**Data section:**
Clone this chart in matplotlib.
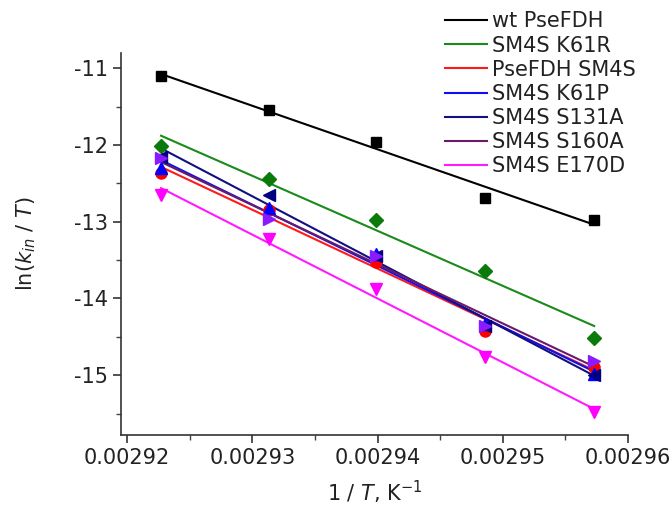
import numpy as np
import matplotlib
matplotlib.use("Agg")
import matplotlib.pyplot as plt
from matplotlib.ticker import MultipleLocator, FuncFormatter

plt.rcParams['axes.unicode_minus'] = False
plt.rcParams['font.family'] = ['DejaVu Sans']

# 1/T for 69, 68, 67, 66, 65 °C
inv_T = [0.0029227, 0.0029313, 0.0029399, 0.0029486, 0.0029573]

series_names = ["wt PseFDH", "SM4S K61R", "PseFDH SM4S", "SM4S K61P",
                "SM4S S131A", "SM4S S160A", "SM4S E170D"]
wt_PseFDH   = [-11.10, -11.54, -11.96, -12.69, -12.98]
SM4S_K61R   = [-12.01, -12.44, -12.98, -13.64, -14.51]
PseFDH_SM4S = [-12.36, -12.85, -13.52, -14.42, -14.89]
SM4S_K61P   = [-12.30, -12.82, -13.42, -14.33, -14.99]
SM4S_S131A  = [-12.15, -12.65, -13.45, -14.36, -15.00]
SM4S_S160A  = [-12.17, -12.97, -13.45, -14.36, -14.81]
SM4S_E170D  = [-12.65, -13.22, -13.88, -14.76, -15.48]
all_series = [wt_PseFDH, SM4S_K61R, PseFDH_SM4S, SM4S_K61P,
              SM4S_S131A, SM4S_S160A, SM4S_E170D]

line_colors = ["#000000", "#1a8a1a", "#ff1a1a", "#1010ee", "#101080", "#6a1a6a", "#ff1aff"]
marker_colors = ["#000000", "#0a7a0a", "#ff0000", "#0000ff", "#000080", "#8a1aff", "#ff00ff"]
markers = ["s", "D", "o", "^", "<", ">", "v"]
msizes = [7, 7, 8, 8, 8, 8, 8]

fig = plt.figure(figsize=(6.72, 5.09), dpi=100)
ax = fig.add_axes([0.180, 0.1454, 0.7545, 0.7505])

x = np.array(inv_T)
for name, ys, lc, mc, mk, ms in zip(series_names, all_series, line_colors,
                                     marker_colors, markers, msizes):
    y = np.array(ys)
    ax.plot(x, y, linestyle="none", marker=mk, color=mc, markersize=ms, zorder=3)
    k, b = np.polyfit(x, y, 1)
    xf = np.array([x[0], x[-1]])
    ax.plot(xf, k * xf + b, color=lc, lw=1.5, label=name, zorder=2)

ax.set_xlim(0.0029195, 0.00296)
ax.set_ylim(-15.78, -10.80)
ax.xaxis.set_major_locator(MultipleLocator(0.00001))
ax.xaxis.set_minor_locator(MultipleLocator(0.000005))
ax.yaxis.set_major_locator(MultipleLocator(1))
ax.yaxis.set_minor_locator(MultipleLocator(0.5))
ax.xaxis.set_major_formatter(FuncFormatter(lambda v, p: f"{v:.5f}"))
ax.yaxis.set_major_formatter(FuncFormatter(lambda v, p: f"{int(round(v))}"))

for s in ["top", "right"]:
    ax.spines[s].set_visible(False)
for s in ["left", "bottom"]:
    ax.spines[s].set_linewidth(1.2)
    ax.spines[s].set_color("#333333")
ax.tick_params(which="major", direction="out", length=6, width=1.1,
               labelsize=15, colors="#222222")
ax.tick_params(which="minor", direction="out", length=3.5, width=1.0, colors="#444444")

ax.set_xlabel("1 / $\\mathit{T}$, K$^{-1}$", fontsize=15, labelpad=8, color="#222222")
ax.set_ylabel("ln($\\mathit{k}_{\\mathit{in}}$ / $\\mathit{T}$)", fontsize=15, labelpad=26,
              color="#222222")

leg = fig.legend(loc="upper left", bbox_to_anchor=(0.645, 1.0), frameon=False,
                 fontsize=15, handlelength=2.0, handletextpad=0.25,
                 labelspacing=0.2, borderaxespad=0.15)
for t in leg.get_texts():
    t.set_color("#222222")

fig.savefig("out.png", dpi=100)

**Prompt:** Leave out the pictures and print every line of the data exactly.

**Expected output:**
Clone this chart in matplotlib.
import numpy as np
import matplotlib
matplotlib.use("Agg")
import matplotlib.pyplot as plt
from matplotlib.ticker import MultipleLocator, FuncFormatter

plt.rcParams['axes.unicode_minus'] = False
plt.rcParams['font.family'] = ['DejaVu Sans']

# 1/T for 69, 68, 67, 66, 65 °C
inv_T = [0.0029227, 0.0029313, 0.0029399, 0.0029486, 0.0029573]

series_names = ["wt PseFDH", "SM4S K61R", "PseFDH SM4S", "SM4S K61P",
                "SM4S S131A", "SM4S S160A", "SM4S E170D"]
wt_PseFDH   = [-11.10, -11.54, -11.96, -12.69, -12.98]
SM4S_K61R   = [-12.01, -12.44, -12.98, -13.64, -14.51]
PseFDH_SM4S = [-12.36, -12.85, -13.52, -14.42, -14.89]
SM4S_K61P   = [-12.30, -12.82, -13.42, -14.33, -14.99]
SM4S_S131A  = [-12.15, -12.65, -13.45, -14.36, -15.00]
SM4S_S160A  = [-12.17, -12.97, -13.45, -14.36, -14.81]
SM4S_E170D  = [-12.65, -13.22, -13.88, -14.76, -15.48]
all_series = [wt_PseFDH, SM4S_K61R, PseFDH_SM4S, SM4S_K61P,
              SM4S_S131A, SM4S_S160A, SM4S_E170D]

line_colors = ["#000000", "#1a8a1a", "#ff1a1a", "#1010ee", "#101080", "#6a1a6a", "#ff1aff"]
marker_colors = ["#000000", "#0a7a0a", "#ff0000", "#0000ff", "#000080", "#8a1aff", "#ff00ff"]
markers = ["s", "D", "o", "^", "<", ">", "v"]
msizes = [7, 7, 8, 8, 8, 8, 8]

fig = plt.figure(figsize=(6.72, 5.09), dpi=100)
ax = fig.add_axes([0.180, 0.1454, 0.7545, 0.7505])

x = np.array(inv_T)
for name, ys, lc, mc, mk, ms in zip(series_names, all_series, line_colors,
                                     marker_colors, markers, msizes):
    y = np.array(ys)
    ax.plot(x, y, linestyle="none", marker=mk, color=mc, markersize=ms, zorder=3)
    k, b = np.polyfit(x, y, 1)
    xf = np.array([x[0], x[-1]])
    ax.plot(xf, k * xf + b, color=lc, lw=1.5, label=name, zorder=2)

ax.set_xlim(0.0029195, 0.00296)
ax.set_ylim(-15.78, -10.80)
ax.xaxis.set_major_locator(MultipleLocator(0.00001))
ax.xaxis.set_minor_locator(MultipleLocator(0.000005))
ax.yaxis.set_major_locator(MultipleLocator(1))
ax.yaxis.set_minor_locator(MultipleLocator(0.5))
ax.xaxis.set_major_formatter(FuncFormatter(lambda v, p: f"{v:.5f}"))
ax.yaxis.set_major_formatter(FuncFormatter(lambda v, p: f"{int(round(v))}"))

for s in ["top", "right"]:
    ax.spines[s].set_visible(False)
for s in ["left", "bottom"]:
    ax.spines[s].set_linewidth(1.2)
    ax.spines[s].set_color("#333333")
ax.tick_params(which="major", direction="out", length=6, width=1.1,
               labelsize=15, colors="#222222")
ax.tick_params(which="minor", direction="out", length=3.5, width=1.0, colors="#444444")

ax.set_xlabel("1 / $\\mathit{T}$, K$^{-1}$", fontsize=15, labelpad=8, color="#222222")
ax.set_ylabel("ln($\\mathit{k}_{\\mathit{in}}$ / $\\mathit{T}$)", fontsize=15, labelpad=26,
              color="#222222")

leg = fig.legend(loc="upper left", bbox_to_anchor=(0.645, 1.0), frameon=False,
                 fontsize=15, handlelength=2.0, handletextpad=0.25,
                 labelspacing=0.2, borderaxespad=0.15)
for t in leg.get_texts():
    t.set_color("#222222")

fig.savefig("out.png", dpi=100)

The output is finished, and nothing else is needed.